If You Can’t Measure It, You Can’t Improve It: CHAOSS Project Creates Tools to Analyze Software Development and Measure Open Source Community Health


Today over 80 percent of the software in any technology product or service is open source. And this trend is growing. According to a recent study by Sonatype, every day the supply of open source across all ecosystems increases by about 1,100 new projects and 10,000 new versions.

This raises important questions about which open source projects matter. What code should I bet my product, my company, or career on? Will those projects grow or shrink? Is the code base stable or changing? Does the project depend on one organization or many? Is the community healthy or hopelessly ill?

At The Linux Foundation, we want to grow and sustain the most important software in the world. One of the ways we can do this is by measuring the general health of an open source community and developing methodologies and tools for analyzing modern software development. With this in place, we can improve the health of projects and make it easier to answer the questions above.

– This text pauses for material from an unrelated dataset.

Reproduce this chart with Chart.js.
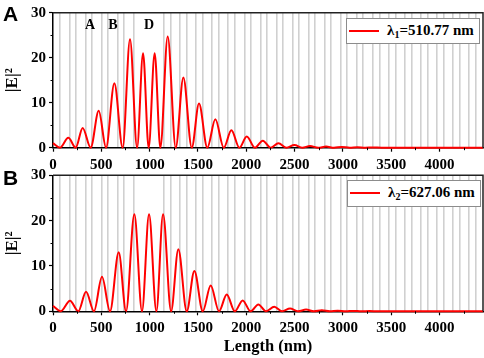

We need software that will help benchmark and analyze project health along several dimensions as well as robust guidelines for what makes an open source community healthy. We need the means to apply analytics to the big data produced by all the systems supporting software development.

Welcome CHAOSS Project

It’s with this that I’m excited to announce the Community Health Analytics Open Source Software project (CHAOSS). CHAOSS is a new Linux Foundation project focused on creating the analytics and metrics to help define community health.